Several weeks ago, the Public Religion Research Institute released the results of the 2016 American Values Survey, a standardized culture test filled out by 2,010 Americans representing national demographics. The subjects of the survey were divided on a number of issues, but none so severely as the vector of history. Some 51 percent of respondents believed life in America had changed for the worse since the 1950s; 48 percent believed the opposite. Those reactions broke down along racial and religious lines: Nearly three quarters of white evangelical Protestants claimed that life in America has gotten worse.
This response can only be understood when broken down into its constituent parts. The first claim being made is that America has changed. The second is that the change has been negative.
The acknowledgement that America has changed is important because many commentators and pundits have and will maintain that the social bloc that buoyed President-Elect Donald Trump to Victory is attempting to bend the timeline of progress back on itself. This is not the case. White evangelicals are not ignorant of technological or cultural shifts. They aren’t ignoring the process, just contesting the significance of the results.
Given that the purchasing power of blue-collar workers has largely gone up — pay hasn’t kept up with inflation, but the cost of consumer goods has fallen — the claim that life in America has gotten worse is clearly not a consumerist one. This means that life has gotten worse for white evangelicals in immaterial ways. It’s totally fair to point to skyrocketing education costs, unstable housing markets, and a widening income gap, but its also clear that the internal lives of a specific class of Americans have been diminished. America may or may not be in decline, but thinking has made it so even if history has not.
The present is two-dimensional — too narrow for much consideration. By temporal default humans spend a tremendous amount of time thinking about the future. Research shows that these thoughts can be siloed into two categories: expectations and fantasies. These manners of thinking work differently in that positive expectations, informed by reality, lead to hard work and successful performance. Positive fantasies, on the other hand, lead to lower effort and diminished performance.
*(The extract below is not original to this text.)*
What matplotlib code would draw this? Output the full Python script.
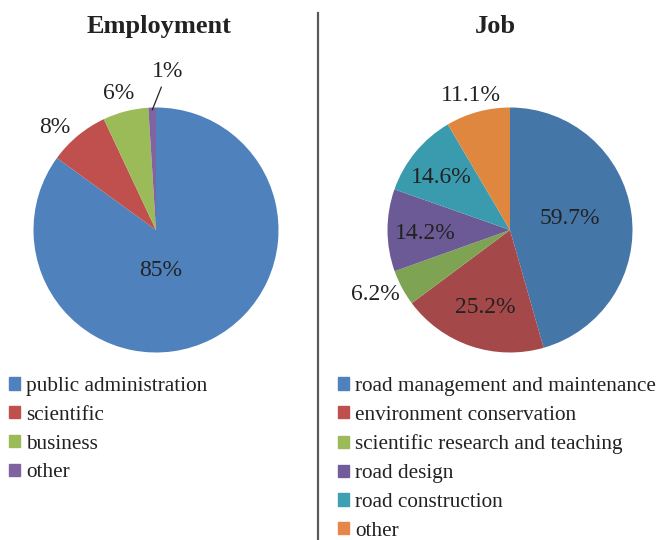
import matplotlib.pyplot as plt
import numpy as np
from matplotlib.patches import Patch
from matplotlib.lines import Line2D

plt.rcParams['font.family'] = ['Liberation Serif', 'DejaVu Serif']

# Employment data
emp_labels = ["public administration", "scientific", "business", "other"]
emp_values = [85, 8, 6, 1]

# Job data (printed values, pie normalises them)
job_labels = ["road management and maintenance", "environment conservation",
              "scientific research and teaching", "road design",
              "road construction", "other"]
job_values = [59.7, 25.2, 6.2, 14.2, 14.6, 11.1]

emp_colors = ['#4f81bd', '#c0504d', '#9bbb59', '#8064a2']
job_colors = ['#4576a8', '#a5484a', '#7ea453', '#6b5a95', '#3b9bae', '#e0873f']
job_legend_colors = ['#4f81bd', '#c0504d', '#9bbb59', '#735c9a', '#3f9fb3', '#e5864a']

# label placement: (radius factor, angle shift in degrees)
emp_label_pos = [(0.33, -20), (1.18, 5), (1.16, 1), (1.30, -6)]
job_label_pos = [(0.50, 3), (0.66, 1), (1.22, -2.5), (0.69, 2), (0.71, 2), (1.14, 1)]

text_color = '#222222'
W, H = 661, 540
fig = plt.figure(figsize=(W / 100, H / 100), dpi=100)


def draw_pie(rect, values, colors, fmt, label_pos, leader=None):
    ax = fig.add_axes(rect)
    wedges, _ = ax.pie(values, colors=colors, startangle=90, counterclock=False,
                       wedgeprops=dict(linewidth=0))
    ax.set_xlim(-1, 1)
    ax.set_ylim(-1, 1)
    ax.set_aspect('equal')
    for i, (w, v) in enumerate(zip(wedges, values)):
        mid = np.deg2rad((w.theta1 + w.theta2) / 2 + label_pos[i][1])
        r = label_pos[i][0]
        x, y = r * np.cos(mid), r * np.sin(mid)
        if leader is not None and i == leader:
            m0 = np.deg2rad((w.theta1 + w.theta2) / 2)
            ax.annotate(fmt.format(v), xy=(0.98 * np.cos(m0), 0.98 * np.sin(m0)),
                        xytext=(x, y), ha='center', va='center', fontsize=17,
                        color=text_color, annotation_clip=False,
                        arrowprops=dict(arrowstyle='-', color='#222222', lw=0.9,
                                        shrinkA=2, shrinkB=0))
        else:
            ax.text(x, y, fmt.format(v), ha='center', va='center',
                    fontsize=17, color=text_color)
    return ax


size_w, size_h = 245 / W, 245 / H
draw_pie([(156 - 122.5) / W, (H - 352.5) / H, size_w, size_h],
         emp_values, emp_colors, "{:.0f}%", emp_label_pos, leader=3)
draw_pie([(510 - 122.5) / W, (H - 352.5) / H, size_w, size_h],
         job_values, job_colors, "{:.1f}%", job_label_pos)

# titles
fig.text(159 / W, 1 - 33 / H, "Employment", ha='center', va='baseline',
         fontsize=19, fontweight='bold', color=text_color)
fig.text(495 / W, 1 - 33 / H, "Job", ha='center', va='baseline',
         fontsize=19, fontweight='bold', color=text_color)

# separator
fig.add_artist(Line2D([317.5 / W, 317.5 / W], [0, 1 - 13 / H],
                      color='#5a5a5a', lw=1.6, transform=fig.transFigure))

# legends
leg_kw = dict(loc='upper left', frameon=False, fontsize=15.3, handlelength=0.52,
              handleheight=0.52, handletextpad=0.3, labelspacing=0.46,
              borderpad=0, borderaxespad=0, labelcolor=text_color)
fig.legend([Patch(color=c) for c in emp_colors], emp_labels,
           bbox_to_anchor=(9 / W, 1 - 377 / H), **leg_kw)
fig.legend([Patch(color=c) for c in job_legend_colors], job_labels,
           bbox_to_anchor=(338 / W, 1 - 377 / H), **leg_kw)

plt.savefig("out.png", dpi=100)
Polling numbers show that white evangelicals have had low expectations and Trump’s rhetoric — “Your dreams will come true” — is indicative of an openness to positive fantasies. Which brings us back to the imagined future, the one with the happy homemaker and the jetpack.
The picture is perhaps more plausible than it previously appeared. But what does it depict now? Perhaps retrofuturism isn’t about the humor of cultural stasis juxtaposed against technological progress. Perhaps it’s about cultural reversion on the other side of technological and social progress. These images — all these smiling, pomaded men and their indistinguishable wives — depict both the toys and the values that white, caucasian, and mostly male illustrators thought Americans would have. These values are uniformly capitalistic, consumerist, heteronormative, and bourgeois. The growth of the middle class at that period in history gave would-be futurists the sense that prosperity would create a puddle in the economic middle, a vernal pool out of which generations of nearly identical nuclear families could squirm.
The internet has spent half of its existence chuckling at these dull-nubbed Nostradami, but perhaps their failure to understand how external forces could affect culture was a product of an understanding that culture trumps technology. Maybe they understood that culture trumps everything.
The illustrators who gave us the futuristic images we repurposed as retrofuturism didn’t draw many Black people, Latinx people, Asian people, gay people, trans people, or prisoners. They had the confidence to believe that they would inherit America and that the others would exist on the other side of the pleasure dome walls. They had positive expectations with the same conviction their descendants now have negative fantasies.
In the wake of a tectonic political event, images of a whitewashed future can no longer be seen as illustrations of an abandoned fantasia. It was never abandoned. And it wasn’t retro after all.